The truth of the situation with respect to the Queensland Health payroll disaster has already been well-established through a series of inquiries over the past five years. Firstly, I am not a lawyer by any means, but IBM appears to be correct in that its agreement with Queensland precluded it from being sued.

I don’t personally hold IBM completely blameless for the failure of the project — in my opinion all parties involved share some responsibility here. However, Queensland’s own Commission of Inquiry into the project failure found the primary issues with the project related to the Government’s own administration of it. Former Supreme Court Justice Richard Chesterman, who oversaw the inquiry, wrote at the time:

“I have identified two principal causes of the inadequacies which led to the increase in contract price, the serious shortcomings in contract and project management, and in the State’s decision to settle with IBM. Those causes were: unwarranted urgency and a lack of diligence on the part of State officials. That lack of diligence manifested itself in the poor decisions which those officials made in scoping the Interim Solution; in their governance of the Project; and in failing to hold IBM to account to deliver a functional payroll system.”

I doubt that we’re going to get a substantial new amount of information out of either IBM or the Queensland Government about the project during this court case — this case has been gone over in exhaustive detail. All that’s left from here is likely to be continual legal fireworks.

Image credit: Patrick, Creative Commons


  1. This looks like pretty common commercial litigation: arguing contract terms in court, to get a ‘final’ determination – for next time.

  2. While the management and oversight of the project by under-resourced, under-qualified public servants was never going to help, the real issue is the Industrial Relations nightmare that is QLD Health.

    Under current agreements and awards, there are more than 20,000 unique pay-scales that apply.

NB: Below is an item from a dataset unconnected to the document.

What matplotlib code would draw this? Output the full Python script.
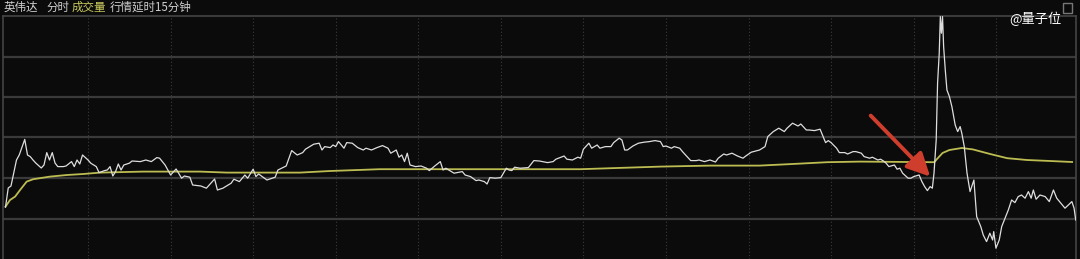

That’s not a misprint.

    Step 1: Fix the ludicrously over complicated legislative issues. Chaos is impossible to program at this point in time.

    Step 2: Avoid the “Big Bang” problem. Don’t try to roll out a single system for more than 20% of all public servants (across whole of government) in a single go. Testing with 1 department (less than 0.01%) is not adequate.

    Step 3: Don’t sign away rights to sue or seek rectification for temporary political gain, for a project that directly affects the livelihood of every employee of the single largest employer in the state!